Alistair Donkin |
Justin Smith |
Does this production involve students only?
Smith: The orchestra is a mixture of students and hired professionals. The entire cast consists of singers from Marylhurst. The production Gilbert and Sullivan operas started when I came here five years ago and has grown significantly since then. It’s basically the spring project for our choral and vocal area.
Gilbert and Sullivan is particularly good for young , emerging voices. It’s just challenging enough and not too straining. It is even better when you have a resource like Alistair from England to bring in every year to direct it because he knows and loves the material so well and does such a wonderful job teaching our students.
How did you find out about Alistair?
Smith: Before I came to Portland, I was getting my doctorate from the University of Houston in Houston, Texas. The Houston Gilbert and Sullivan Society is one of the big three or four in the US, and I served as their chorus master for three summers. Alistair has directed them for 36 years now. He is so awesome, brilliant, and funny and he comes directly from the D’Oyly Carte Company, which is the one that Gilbert and Sullivan started to produce their own shows. It tell my students that this is the next best thing to resurrecting Gilbert from the grave!
So after I got the job at Marylhurst I invited Alistair to come direct here and do a show before he goes to Houston. We started with a production of “Pinafore” and it’s been uphill from there!
Donkin: After “Pinafore,” we did “Pirates,” and “Iolanthe.” Last year we off the rails and did “Candide.”

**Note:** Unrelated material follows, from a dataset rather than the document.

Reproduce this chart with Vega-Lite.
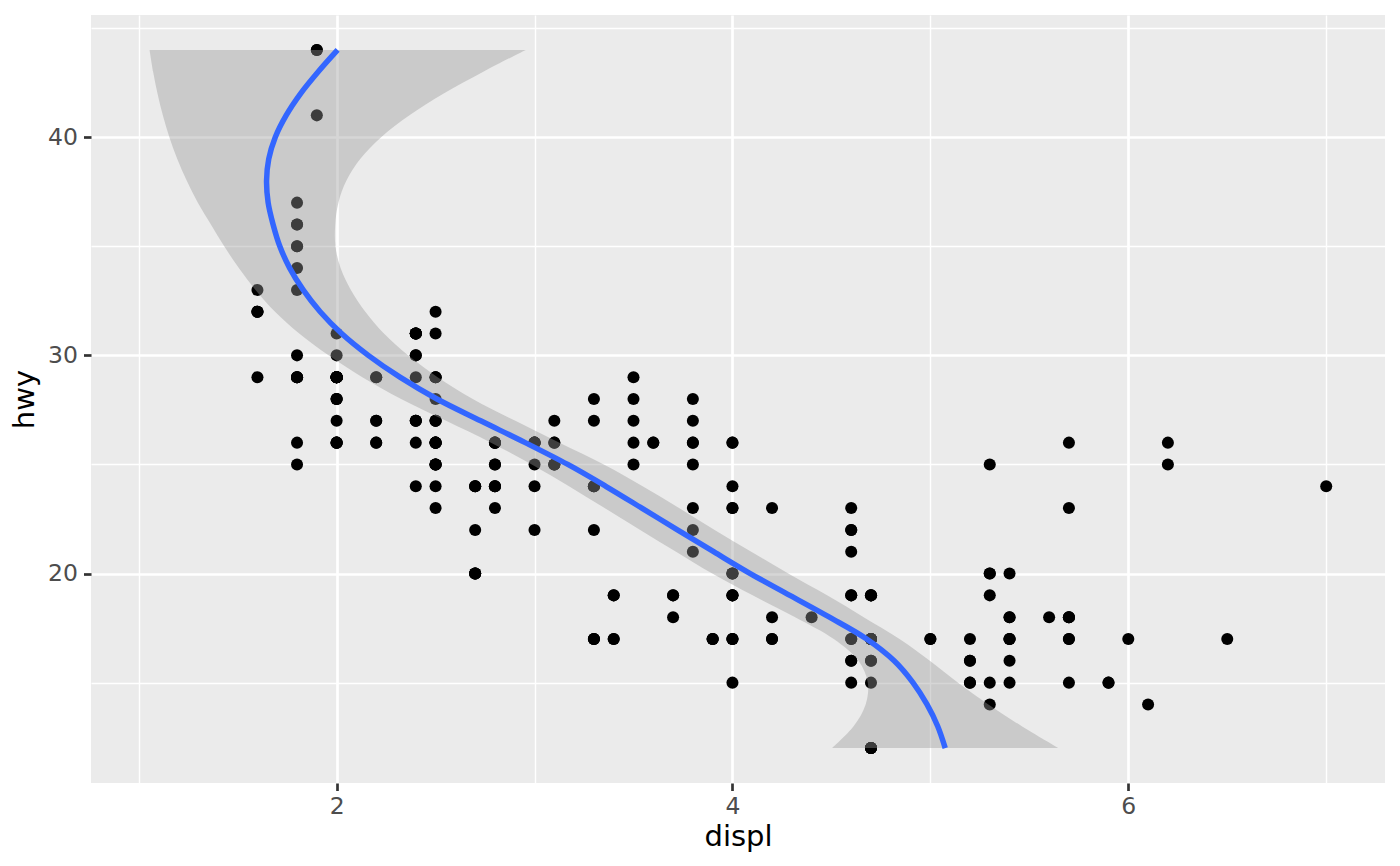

“Yeomen of the Guard” is different than the other Gilbert and Sullivan operas. While the other operas are two-dimensional, “Yeomen of the Guard” is a fully staged drama that happens to have music attached to it. It has elements of grand opera – for example, at the last chord of the production, my character, Jack Point, drops dead of a broken heart, and it’s still supposed to be a comedy. The music is glorious. I just love it!
I have an odd link with this opera. It was premiered on the third of October, 1888. I was born on the third of October, 1947. The plot revolves around two people trying to rescue one man but without telling the other conspirators what is going on. Things get tangled and there are a lot of twists and turns.

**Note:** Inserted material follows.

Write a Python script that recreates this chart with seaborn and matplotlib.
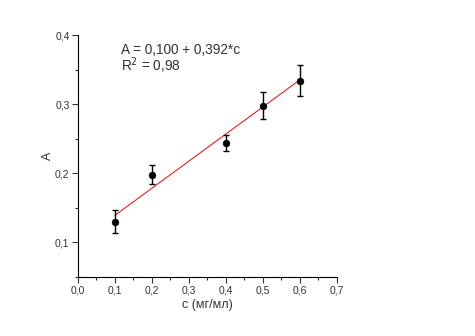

Because of my link with Houston, we’ve had the costumes shipped up from the Houston company. My jesters costume just arrived yesterday, and it is fitted, which was quite surprising since it was made for me in 1983. The middle-age spread has not hit yet.
Since Jack Point is a jester, can you give us one of his jokes?
Donkin: Yes, ‘the lieutenant says, "Suppose I sat me down hurriedly on something sharp, and the response is "I would say that you sat down on the spur of the moment!”
How do you find working with the students?
Donkin: I love working with the students. I never intended to be a teacher, but working with the students in the rehearsals, explaining the interpretation of dialogue, explaining the text –even what some of the words mean. Read that line a different way and see what different meanings that you can bring out. The students are like blotting paper. They soak up whatever I tell them. Then they make it their own and create a wonderful performance. The way they are working is an absolute joy.